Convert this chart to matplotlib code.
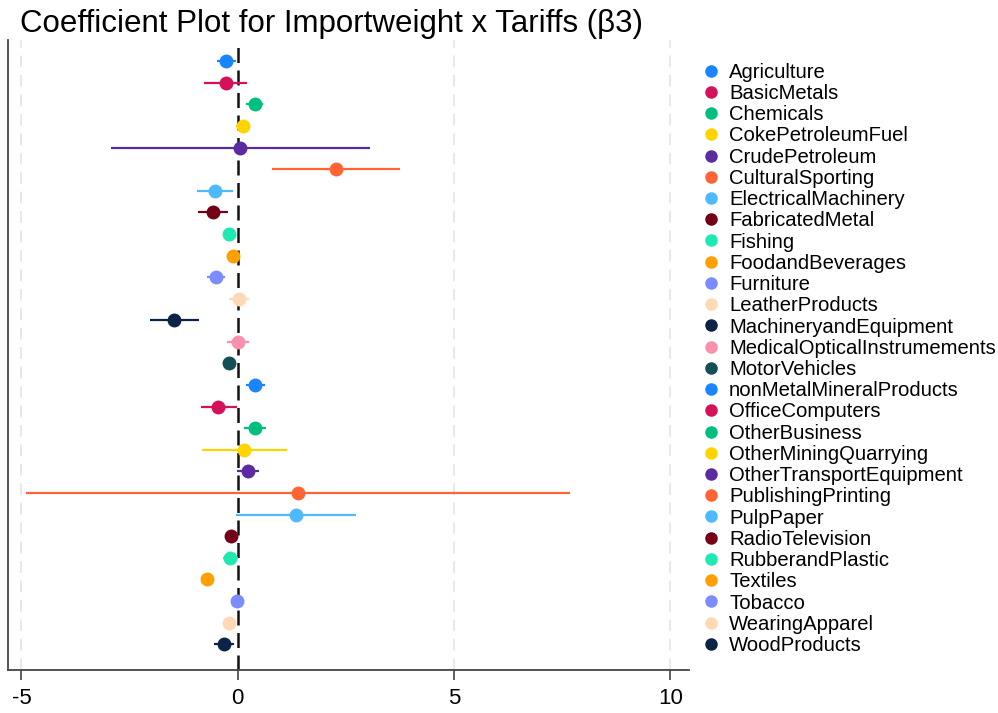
import matplotlib
matplotlib.use("Agg")
import matplotlib.pyplot as plt
from matplotlib.lines import Line2D

plt.rcParams['font.family'] = ['Liberation Sans', 'DejaVu Sans']

sectors = ["Agriculture", "BasicMetals", "Chemicals", "CokePetroleumFuel", "CrudePetroleum",
           "CulturalSporting", "ElectricalMachinery", "FabricatedMetal", "Fishing", "FoodandBeverages",
           "Furniture", "LeatherProducts", "MachineryandEquipment", "MedicalOpticalInstrumements",
           "MotorVehicles", "nonMetalMineralProducts", "OfficeComputers", "OtherBusiness",
           "OtherMiningQuarrying", "OtherTransportEquipment", "PublishingPrinting", "PulpPaper",
           "RadioTelevision", "RubberandPlastic", "Textiles", "Tobacco", "WearingApparel", "WoodProducts"]

coef = [-0.26, -0.28, 0.39, 0.11, 0.05, 2.26, -0.53, -0.57, -0.20, -0.11,
        -0.51, 0.03, -1.47, 0.00, -0.21, 0.40, -0.45, 0.41, 0.15, 0.24,
        1.40, 1.34, -0.15, -0.17, -0.72, -0.02, -0.21, -0.32]
ci_lo = [-0.48, -0.79, 0.20, -0.05, -2.94, 0.80, -0.95, -0.92, -0.28, -0.18,
         -0.71, -0.20, -2.02, -0.24, -0.28, 0.18, -0.85, 0.15, -0.83, -0.02,
         -4.90, -0.05, -0.22, -0.34, -0.82, -0.07, -0.27, -0.55]
ci_hi = [-0.03, 0.21, 0.58, 0.26, 3.05, 3.74, -0.11, -0.22, -0.12, -0.04,
         -0.30, 0.26, -0.90, 0.25, -0.14, 0.62, -0.02, 0.66, 1.14, 0.50,
         7.69, 2.74, -0.08, 0.01, -0.62, 0.03, -0.15, -0.09]

palette = ["#1a85ff", "#d41159", "#00bf7f", "#ffd400", "#5a2ca0", "#ff6435", "#4fb9ff",
           "#730017", "#1ee9b0", "#ffa000", "#7b8cff", "#ffd8b5", "#0b2346", "#f990ad", "#124f56"]
colors = [palette[i % len(palette)] for i in range(len(sectors))]

fig = plt.figure(figsize=(9.98, 7.13), dpi=100)
ax = fig.add_axes([0.008, 0.0603, 0.682, 0.884])

for i, name in enumerate(sectors):
    ax.plot([ci_lo[i], ci_hi[i]], [i, i], color=colors[i], lw=1.6, solid_capstyle='butt', zorder=3)
    ax.plot(coef[i], i, 'o', color=colors[i], ms=9, zorder=4)

for gx in [-5, 5, 10]:
    ax.axvline(gx, color='#e8e8e8', lw=1.4, ls=(0, (6, 4)), zorder=0)
ax.axvline(0, color='#111111', lw=1.8, ls=(0, (6, 3)), zorder=2)

ax.set_xlim(-5.31, 10.42)
ax.set_ylim(len(sectors) - 1 + 1.2, -1.0)
ax.set_xticks([-5, 0, 5, 10])
ax.set_xticklabels(["-5", "0", "5", "10"])
ax.set_yticks([])
ax.tick_params(axis='x', length=7, width=1.2, color='#444444', labelsize=16, pad=6)
for s in ['top', 'right']:
    ax.spines[s].set_visible(False)
for s in ['left', 'bottom']:
    ax.spines[s].set_color('#444444')
    ax.spines[s].set_linewidth(1.3)

handles = [Line2D([], [], marker='o', ls='none', color=c, ms=8) for c in colors]
fig.legend(handles, sectors, loc='upper left', bbox_to_anchor=(0.700, 0.912),
           frameon=False, fontsize=14.6, labelspacing=0.11, handletextpad=0.3,
           handlelength=1.2, borderaxespad=0, borderpad=0)

fig.text(0.02, 0.966, "Coefficient Plot for Importweight x Tariffs (β3)", fontsize=22.5,
         va='center', ha='left')

fig.savefig("out.png", dpi=100)
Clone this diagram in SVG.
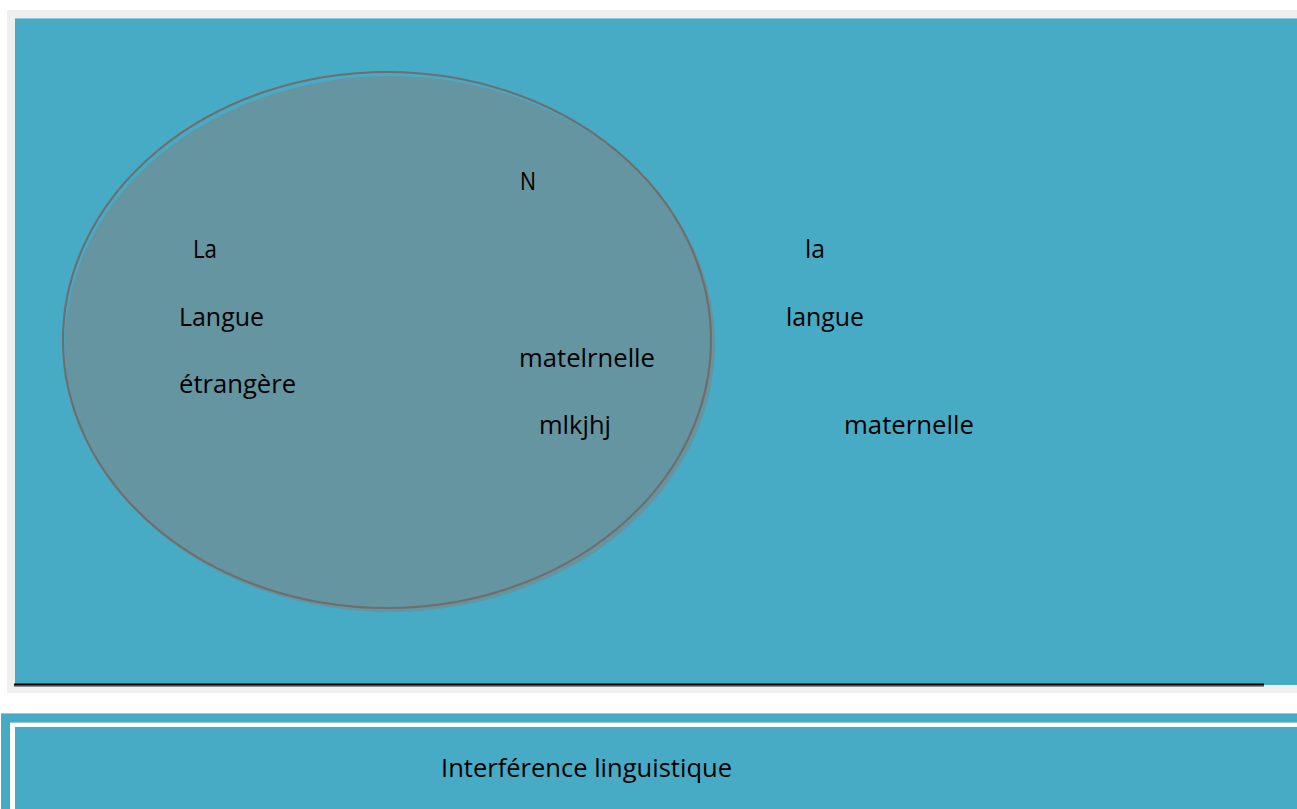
<svg xmlns="http://www.w3.org/2000/svg" width="1297" height="809" viewBox="0 0 1297 809">
<style>
.t{font-family:"Open Sans","Liberation Sans",sans-serif;font-size:26px;fill:#000}
.blue{fill:#48abc5}
</style>
<rect width="1297" height="809" fill="#ffffff"/>
<g id="top-panel">
<rect x="7" y="10" width="1290" height="683" fill="#efefef"/>
<rect x="15" y="18" width="1282" height="667" class="blue"/>
<line x1="15" y1="18.5" x2="1297" y2="18.5" stroke="#8fcbdb" stroke-width="1"/>
<line x1="14" y1="686" x2="1264" y2="686" stroke="#777" stroke-width="1.5"/>
<line x1="14" y1="684.5" x2="1264" y2="684.5" stroke="#000" stroke-width="2"/>
</g>
<g id="ellipse-node">
<ellipse cx="390" cy="344" rx="325" ry="268" fill="#6495a0"/>
<ellipse cx="387" cy="340" rx="324" ry="268" fill="none" stroke="#6e6e6e" stroke-width="2.2"/>
</g>
<g id="connectors"></g>
<g id="labels">
<text class="t" x="520" y="190" textLength="16" lengthAdjust="spacingAndGlyphs">N</text>
<text class="t" x="193" y="258" textLength="24" lengthAdjust="spacingAndGlyphs">La</text>
<text class="t" x="179" y="326" textLength="85" lengthAdjust="spacingAndGlyphs">Langue</text>
<text class="t" x="179" y="393" textLength="117" lengthAdjust="spacingAndGlyphs">étrangère</text>
<text class="t" x="519" y="367" textLength="136" lengthAdjust="spacingAndGlyphs">matelrnelle</text>
<text class="t" x="539" y="434" textLength="72" lengthAdjust="spacingAndGlyphs">mlkjhj</text>
<text class="t" x="805" y="258" textLength="20" lengthAdjust="spacingAndGlyphs">la</text>
<text class="t" x="786" y="326" textLength="78" lengthAdjust="spacingAndGlyphs">langue</text>
<text class="t" x="844" y="434" textLength="130" lengthAdjust="spacingAndGlyphs">maternelle</text>
</g>
<g id="bottom-panel">
<rect x="1" y="713" width="1296" height="96" class="blue"/>
<line x1="1" y1="713.5" x2="1297" y2="713.5" stroke="#8fcbdb" stroke-width="1"/>
<rect x="10" y="722" width="1287" height="87" fill="#ffffff"/>
<line x1="10" y1="722.5" x2="1297" y2="722.5" stroke="#8fcbdb" stroke-width="1"/>
<rect x="15" y="727" width="1282" height="82" class="blue"/>
<text class="t" x="441" y="777" textLength="291" lengthAdjust="spacingAndGlyphs">Interférence linguistique</text>
</g>
</svg>
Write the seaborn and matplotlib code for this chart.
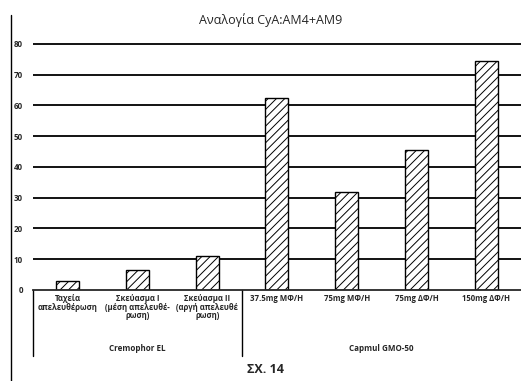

* _EXERCISE TASK_: Repeat only what runs from the first line of the records above to the line with "plt.rcParams['font.family'] = ['Liberation", both included, word for word, minus the pictures.

* _TASK RESPONSE_:
Convert this chart to matplotlib code.
import matplotlib
matplotlib.use("Agg")
import matplotlib.pyplot as plt
from matplotlib.lines import Line2D

plt.rcParams['font.family'] = ['Liberation Sans', 'DejaVu Sans']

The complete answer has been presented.